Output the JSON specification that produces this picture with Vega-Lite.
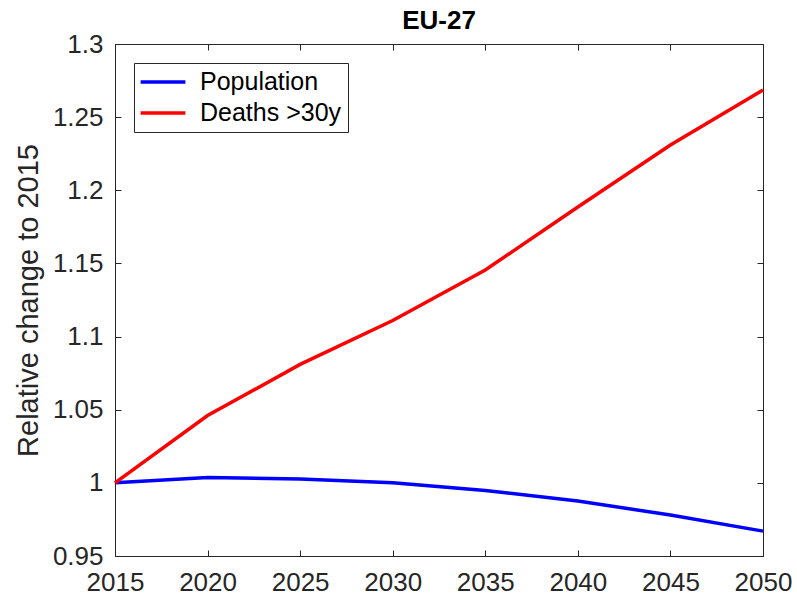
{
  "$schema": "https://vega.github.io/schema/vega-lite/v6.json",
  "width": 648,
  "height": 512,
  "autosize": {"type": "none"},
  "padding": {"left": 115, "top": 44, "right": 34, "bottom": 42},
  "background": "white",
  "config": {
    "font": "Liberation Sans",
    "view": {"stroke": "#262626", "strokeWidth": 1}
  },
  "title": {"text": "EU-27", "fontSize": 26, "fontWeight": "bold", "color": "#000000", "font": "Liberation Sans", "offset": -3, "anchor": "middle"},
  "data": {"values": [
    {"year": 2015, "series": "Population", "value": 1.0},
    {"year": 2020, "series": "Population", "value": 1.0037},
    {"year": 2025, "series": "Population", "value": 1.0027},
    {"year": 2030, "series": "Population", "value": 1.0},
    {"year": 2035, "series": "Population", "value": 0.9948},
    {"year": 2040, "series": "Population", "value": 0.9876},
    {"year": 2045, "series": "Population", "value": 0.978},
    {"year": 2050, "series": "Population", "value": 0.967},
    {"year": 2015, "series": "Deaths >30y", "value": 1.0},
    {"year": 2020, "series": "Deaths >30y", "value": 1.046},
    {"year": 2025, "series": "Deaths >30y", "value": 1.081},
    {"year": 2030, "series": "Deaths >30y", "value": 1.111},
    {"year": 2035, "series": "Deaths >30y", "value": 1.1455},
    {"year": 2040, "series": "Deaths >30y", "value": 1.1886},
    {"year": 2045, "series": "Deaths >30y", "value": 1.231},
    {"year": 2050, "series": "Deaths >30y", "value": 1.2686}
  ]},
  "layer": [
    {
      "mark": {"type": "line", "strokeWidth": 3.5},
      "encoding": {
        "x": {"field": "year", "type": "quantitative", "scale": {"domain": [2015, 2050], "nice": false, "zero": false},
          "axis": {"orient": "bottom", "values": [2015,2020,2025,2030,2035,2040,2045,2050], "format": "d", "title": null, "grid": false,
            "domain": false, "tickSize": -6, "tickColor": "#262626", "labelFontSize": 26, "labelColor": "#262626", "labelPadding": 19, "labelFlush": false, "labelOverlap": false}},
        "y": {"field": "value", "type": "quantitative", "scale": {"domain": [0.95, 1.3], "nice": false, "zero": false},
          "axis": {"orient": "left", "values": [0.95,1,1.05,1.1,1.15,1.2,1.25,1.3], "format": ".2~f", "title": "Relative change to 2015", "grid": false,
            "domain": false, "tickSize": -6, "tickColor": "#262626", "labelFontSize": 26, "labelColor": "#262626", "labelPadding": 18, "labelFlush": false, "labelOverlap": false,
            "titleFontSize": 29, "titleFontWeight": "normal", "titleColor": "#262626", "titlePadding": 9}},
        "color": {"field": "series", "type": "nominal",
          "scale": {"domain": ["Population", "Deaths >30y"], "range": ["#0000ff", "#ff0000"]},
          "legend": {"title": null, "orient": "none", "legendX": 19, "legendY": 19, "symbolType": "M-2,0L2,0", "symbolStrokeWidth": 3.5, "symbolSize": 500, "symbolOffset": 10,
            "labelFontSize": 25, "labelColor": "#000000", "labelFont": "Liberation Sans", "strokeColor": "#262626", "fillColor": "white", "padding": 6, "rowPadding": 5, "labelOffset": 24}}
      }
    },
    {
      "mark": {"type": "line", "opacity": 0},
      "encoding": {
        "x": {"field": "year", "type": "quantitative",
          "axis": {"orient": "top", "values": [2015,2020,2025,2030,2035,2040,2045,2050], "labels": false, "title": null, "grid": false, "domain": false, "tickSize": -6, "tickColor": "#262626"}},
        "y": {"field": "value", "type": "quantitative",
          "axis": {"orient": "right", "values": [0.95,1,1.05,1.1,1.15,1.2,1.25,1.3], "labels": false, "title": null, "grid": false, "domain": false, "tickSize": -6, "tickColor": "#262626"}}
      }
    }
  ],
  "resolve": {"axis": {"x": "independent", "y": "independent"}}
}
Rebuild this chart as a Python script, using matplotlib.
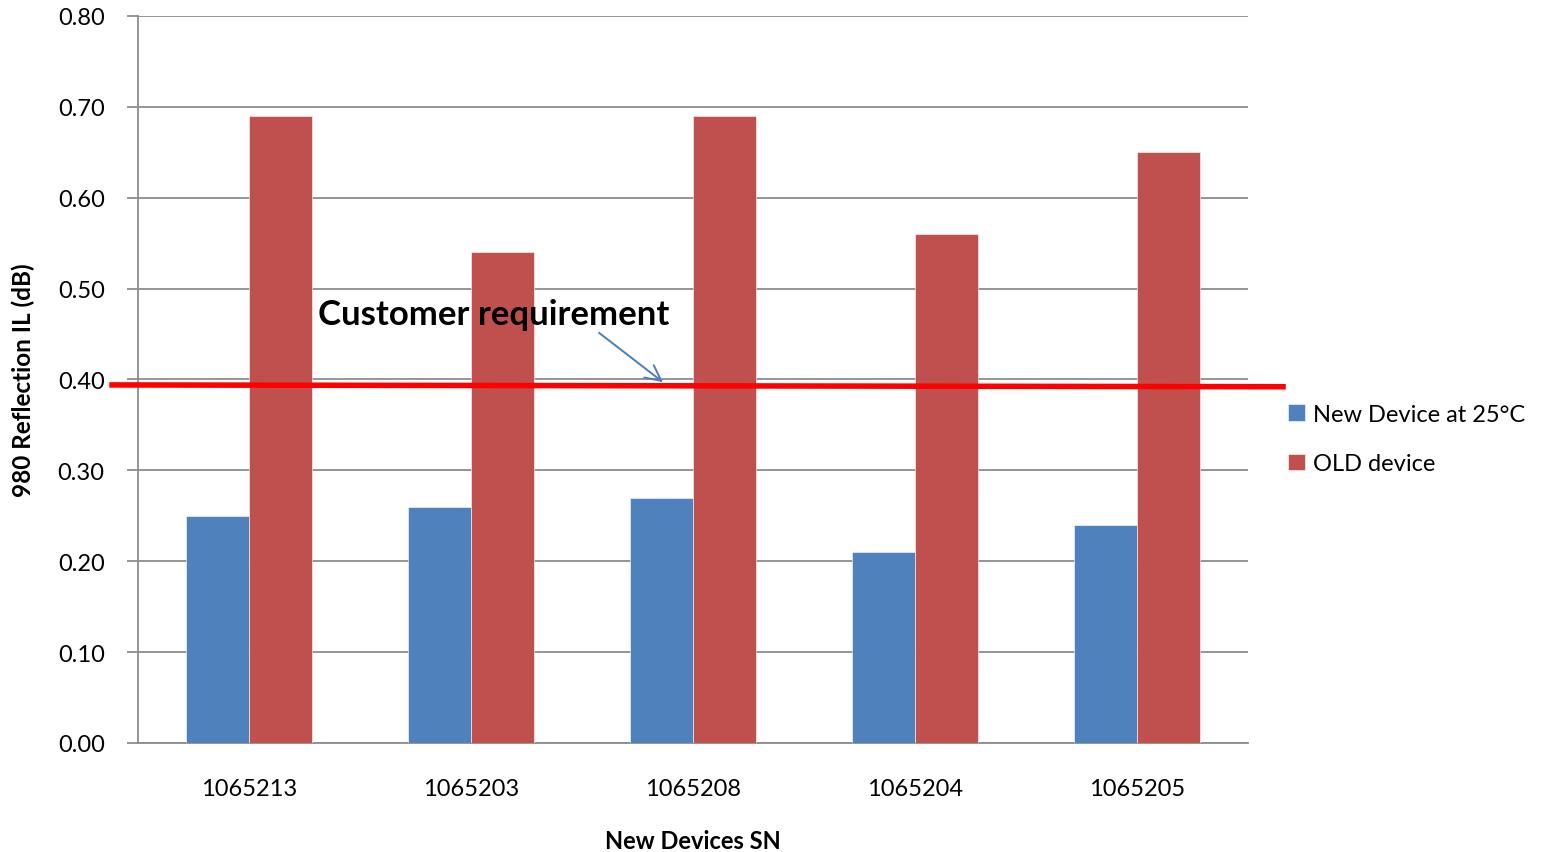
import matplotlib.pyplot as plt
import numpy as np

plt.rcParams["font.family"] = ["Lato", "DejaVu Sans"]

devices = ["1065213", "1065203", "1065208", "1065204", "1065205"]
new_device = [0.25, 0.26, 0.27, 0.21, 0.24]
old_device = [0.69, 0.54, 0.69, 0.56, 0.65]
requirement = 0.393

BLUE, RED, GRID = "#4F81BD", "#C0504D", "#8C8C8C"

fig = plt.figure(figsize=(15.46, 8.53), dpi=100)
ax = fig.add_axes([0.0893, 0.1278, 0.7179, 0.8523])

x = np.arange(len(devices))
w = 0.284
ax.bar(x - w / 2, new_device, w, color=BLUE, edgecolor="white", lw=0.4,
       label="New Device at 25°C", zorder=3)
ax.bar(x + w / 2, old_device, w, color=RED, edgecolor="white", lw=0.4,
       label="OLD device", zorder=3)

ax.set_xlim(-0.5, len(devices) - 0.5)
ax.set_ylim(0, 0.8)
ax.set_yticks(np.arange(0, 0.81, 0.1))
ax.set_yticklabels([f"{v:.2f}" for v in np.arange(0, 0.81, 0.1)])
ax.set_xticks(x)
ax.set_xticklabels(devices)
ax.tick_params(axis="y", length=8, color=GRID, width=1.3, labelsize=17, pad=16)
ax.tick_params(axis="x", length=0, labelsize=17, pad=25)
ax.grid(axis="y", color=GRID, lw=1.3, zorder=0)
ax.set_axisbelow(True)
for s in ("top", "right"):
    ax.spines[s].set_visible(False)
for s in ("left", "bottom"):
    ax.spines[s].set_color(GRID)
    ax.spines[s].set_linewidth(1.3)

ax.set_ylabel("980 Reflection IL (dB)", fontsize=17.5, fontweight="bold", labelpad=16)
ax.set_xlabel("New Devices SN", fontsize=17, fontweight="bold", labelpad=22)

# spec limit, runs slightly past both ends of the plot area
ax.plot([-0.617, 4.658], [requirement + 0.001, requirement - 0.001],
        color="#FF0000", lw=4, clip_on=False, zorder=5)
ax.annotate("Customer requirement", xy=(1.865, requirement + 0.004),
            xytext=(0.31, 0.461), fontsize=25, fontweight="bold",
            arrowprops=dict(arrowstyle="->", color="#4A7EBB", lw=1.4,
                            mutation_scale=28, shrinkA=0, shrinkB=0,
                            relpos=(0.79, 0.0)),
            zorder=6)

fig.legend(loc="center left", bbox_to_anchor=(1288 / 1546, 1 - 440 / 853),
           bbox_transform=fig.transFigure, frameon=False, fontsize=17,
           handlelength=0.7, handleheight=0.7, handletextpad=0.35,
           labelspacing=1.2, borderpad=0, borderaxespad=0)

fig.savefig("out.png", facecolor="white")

- [REQUIRED TASK]
Without the pictures, restate each entry exactly.

- [TASK SOLUTION]
Output the JSON specification that produces this picture with Vega-Lite.
{
  "$schema": "https://vega.github.io/schema/vega-lite/v6.json",
  "width": 648,
  "height": 512,
  "autosize": {"type": "none"},
  "padding": {"left": 115, "top": 44, "right": 34, "bottom": 42},
  "background": "white",
  "config": {
    "font": "Liberation Sans",
    "view": {"stroke": "#262626", "strokeWidth": 1}
  },
  "title": {"text": "EU-27", "fontSize": 26, "fontWeight": "bold", "color": "#000000", "font": "Liberation Sans", "offset": -3, "anchor": "middle"},
  "data": {"values": [
    {"year": 2015, "series": "Population", "value": 1.0},
    {"year": 2020, "series": "Population", "value": 1.0037},
    {"year": 2025, "series": "Population", "value": 1.0027},
    {"year": 2030, "series": "Population", "value": 1.0},
    {"year": 2035, "series": "Population", "value": 0.9948},
    {"year": 2040, "series": "Population", "value": 0.9876},
    {"year": 2045, "series": "Population", "value": 0.978},
    {"year": 2050, "series": "Population", "value": 0.967},
    {"year": 2015, "series": "Deaths >30y", "value": 1.0},
    {"year": 2020, "series": "Deaths >30y", "value": 1.046},
    {"year": 2025, "series": "Deaths >30y", "value": 1.081},
    {"year": 2030, "series": "Deaths >30y", "value": 1.111},
    {"year": 2035, "series": "Deaths >30y", "value": 1.1455},
    {"year": 2040, "series": "Deaths >30y", "value": 1.1886},
    {"year": 2045, "series": "Deaths >30y", "value": 1.231},
    {"year": 2050, "series": "Deaths >30y", "value": 1.2686}
  ]},
  "layer": [
    {
      "mark": {"type": "line", "strokeWidth": 3.5},
      "encoding": {
        "x": {"field": "year", "type": "quantitative", "scale": {"domain": [2015, 2050], "nice": false, "zero": false},
          "axis": {"orient": "bottom", "values": [2015,2020,2025,2030,2035,2040,2045,2050], "format": "d", "title": null, "grid": false,
            "domain": false, "tickSize": -6, "tickColor": "#262626", "labelFontSize": 26, "labelColor": "#262626", "labelPadding": 19, "labelFlush": false, "labelOverlap": false}},
        "y": {"field": "value", "type": "quantitative", "scale": {"domain": [0.95, 1.3], "nice": false, "zero": false},
          "axis": {"orient": "left", "values": [0.95,1,1.05,1.1,1.15,1.2,1.25,1.3], "format": ".2~f", "title": "Relative change to 2015", "grid": false,
            "domain": false, "tickSize": -6, "tickColor": "#262626", "labelFontSize": 26, "labelColor": "#262626", "labelPadding": 18, "labelFlush": false, "labelOverlap": false,
            "titleFontSize": 29, "titleFontWeight": "normal", "titleColor": "#262626", "titlePadding": 9}},
        "color": {"field": "series", "type": "nominal",
          "scale": {"domain": ["Population", "Deaths >30y"], "range": ["#0000ff", "#ff0000"]},
          "legend": {"title": null, "orient": "none", "legendX": 19, "legendY": 19, "symbolType": "M-2,0L2,0", "symbolStrokeWidth": 3.5, "symbolSize": 500, "symbolOffset": 10,
            "labelFontSize": 25, "labelColor": "#000000", "labelFont": "Liberation Sans", "strokeColor": "#262626", "fillColor": "white", "padding": 6, "rowPadding": 5, "labelOffset": 24}}
      }
    },
    {
      "mark": {"type": "line", "opacity": 0},
      "encoding": {
        "x": {"field": "year", "type": "quantitative",
          "axis": {"orient": "top", "values": [2015,2020,2025,2030,2035,2040,2045,2050], "labels": false, "title": null, "grid": false, "domain": false, "tickSize": -6, "tickColor": "#262626"}},
        "y": {"field": "value", "type": "quantitative",
          "axis": {"orient": "right", "values": [0.95,1,1.05,1.1,1.15,1.2,1.25,1.3], "labels": false, "title": null, "grid": false, "domain": false, "tickSize": -6, "tickColor": "#262626"}}
      }
    }
  ],
  "resolve": {"axis": {"x": "independent", "y": "independent"}}
}
Rebuild this chart as a Python script, using matplotlib.
import matplotlib.pyplot as plt
import numpy as np

plt.rcParams["font.family"] = ["Lato", "DejaVu Sans"]

devices = ["1065213", "1065203", "1065208", "1065204", "1065205"]
new_device = [0.25, 0.26, 0.27, 0.21, 0.24]
old_device = [0.69, 0.54, 0.69, 0.56, 0.65]
requirement = 0.393

BLUE, RED, GRID = "#4F81BD", "#C0504D", "#8C8C8C"

fig = plt.figure(figsize=(15.46, 8.53), dpi=100)
ax = fig.add_axes([0.0893, 0.1278, 0.7179, 0.8523])

x = np.arange(len(devices))
w = 0.284
ax.bar(x - w / 2, new_device, w, color=BLUE, edgecolor="white", lw=0.4,
       label="New Device at 25°C", zorder=3)
ax.bar(x + w / 2, old_device, w, color=RED, edgecolor="white", lw=0.4,
       label="OLD device", zorder=3)

ax.set_xlim(-0.5, len(devices) - 0.5)
ax.set_ylim(0, 0.8)
ax.set_yticks(np.arange(0, 0.81, 0.1))
ax.set_yticklabels([f"{v:.2f}" for v in np.arange(0, 0.81, 0.1)])
ax.set_xticks(x)
ax.set_xticklabels(devices)
ax.tick_params(axis="y", length=8, color=GRID, width=1.3, labelsize=17, pad=16)
ax.tick_params(axis="x", length=0, labelsize=17, pad=25)
ax.grid(axis="y", color=GRID, lw=1.3, zorder=0)
ax.set_axisbelow(True)
for s in ("top", "right"):
    ax.spines[s].set_visible(False)
for s in ("left", "bottom"):
    ax.spines[s].set_color(GRID)
    ax.spines[s].set_linewidth(1.3)

ax.set_ylabel("980 Reflection IL (dB)", fontsize=17.5, fontweight="bold", labelpad=16)
ax.set_xlabel("New Devices SN", fontsize=17, fontweight="bold", labelpad=22)

# spec limit, runs slightly past both ends of the plot area
ax.plot([-0.617, 4.658], [requirement + 0.001, requirement - 0.001],
        color="#FF0000", lw=4, clip_on=False, zorder=5)
ax.annotate("Customer requirement", xy=(1.865, requirement + 0.004),
            xytext=(0.31, 0.461), fontsize=25, fontweight="bold",
            arrowprops=dict(arrowstyle="->", color="#4A7EBB", lw=1.4,
                            mutation_scale=28, shrinkA=0, shrinkB=0,
                            relpos=(0.79, 0.0)),
            zorder=6)

fig.legend(loc="center left", bbox_to_anchor=(1288 / 1546, 1 - 440 / 853),
           bbox_transform=fig.transFigure, frameon=False, fontsize=17,
           handlelength=0.7, handleheight=0.7, handletextpad=0.35,
           labelspacing=1.2, borderpad=0, borderaxespad=0)

fig.savefig("out.png", facecolor="white")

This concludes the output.